▸ **What the exercise asks**
Find the lines of data that contain the string "this", then list them.

▸ **Exercise materials**
***

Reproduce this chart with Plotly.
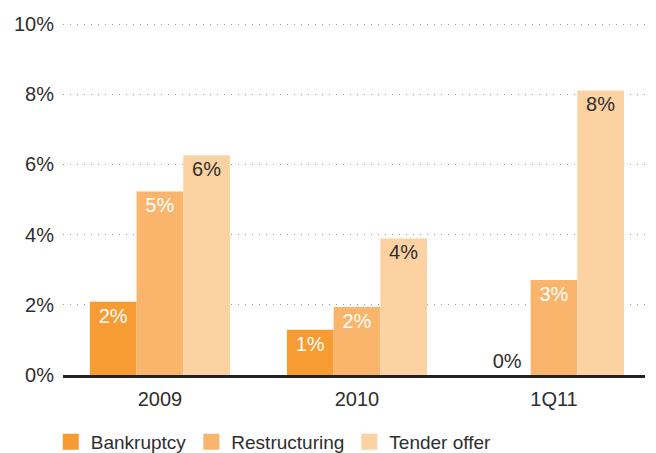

***

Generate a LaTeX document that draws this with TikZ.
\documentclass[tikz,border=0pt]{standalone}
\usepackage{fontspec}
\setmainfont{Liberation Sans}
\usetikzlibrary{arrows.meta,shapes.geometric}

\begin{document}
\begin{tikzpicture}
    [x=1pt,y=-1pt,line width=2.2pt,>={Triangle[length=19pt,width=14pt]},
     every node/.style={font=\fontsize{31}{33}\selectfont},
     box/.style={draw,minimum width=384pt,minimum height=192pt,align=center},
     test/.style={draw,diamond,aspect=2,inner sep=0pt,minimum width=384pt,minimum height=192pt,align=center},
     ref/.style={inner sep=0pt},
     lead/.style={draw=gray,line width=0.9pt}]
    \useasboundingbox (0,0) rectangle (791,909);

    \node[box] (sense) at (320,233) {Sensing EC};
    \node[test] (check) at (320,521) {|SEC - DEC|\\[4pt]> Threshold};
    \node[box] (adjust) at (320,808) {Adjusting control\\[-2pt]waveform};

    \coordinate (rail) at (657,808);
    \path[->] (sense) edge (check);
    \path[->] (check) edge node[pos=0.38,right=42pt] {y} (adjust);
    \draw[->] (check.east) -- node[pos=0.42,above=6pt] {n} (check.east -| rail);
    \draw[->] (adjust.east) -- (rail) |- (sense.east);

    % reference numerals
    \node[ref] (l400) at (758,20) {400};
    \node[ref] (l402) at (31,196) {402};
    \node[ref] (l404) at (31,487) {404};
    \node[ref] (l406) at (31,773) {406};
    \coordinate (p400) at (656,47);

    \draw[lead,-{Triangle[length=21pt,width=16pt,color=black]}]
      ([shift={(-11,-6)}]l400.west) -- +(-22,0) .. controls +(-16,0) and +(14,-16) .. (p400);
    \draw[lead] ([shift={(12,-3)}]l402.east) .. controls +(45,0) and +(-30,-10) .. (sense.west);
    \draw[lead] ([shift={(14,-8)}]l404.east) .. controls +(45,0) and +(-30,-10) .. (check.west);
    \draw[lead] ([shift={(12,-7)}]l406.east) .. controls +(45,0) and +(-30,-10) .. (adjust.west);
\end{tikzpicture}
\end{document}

***

▸ **Right answer**
Reproduce this chart with Plotly.
Generate a LaTeX document that draws this with TikZ.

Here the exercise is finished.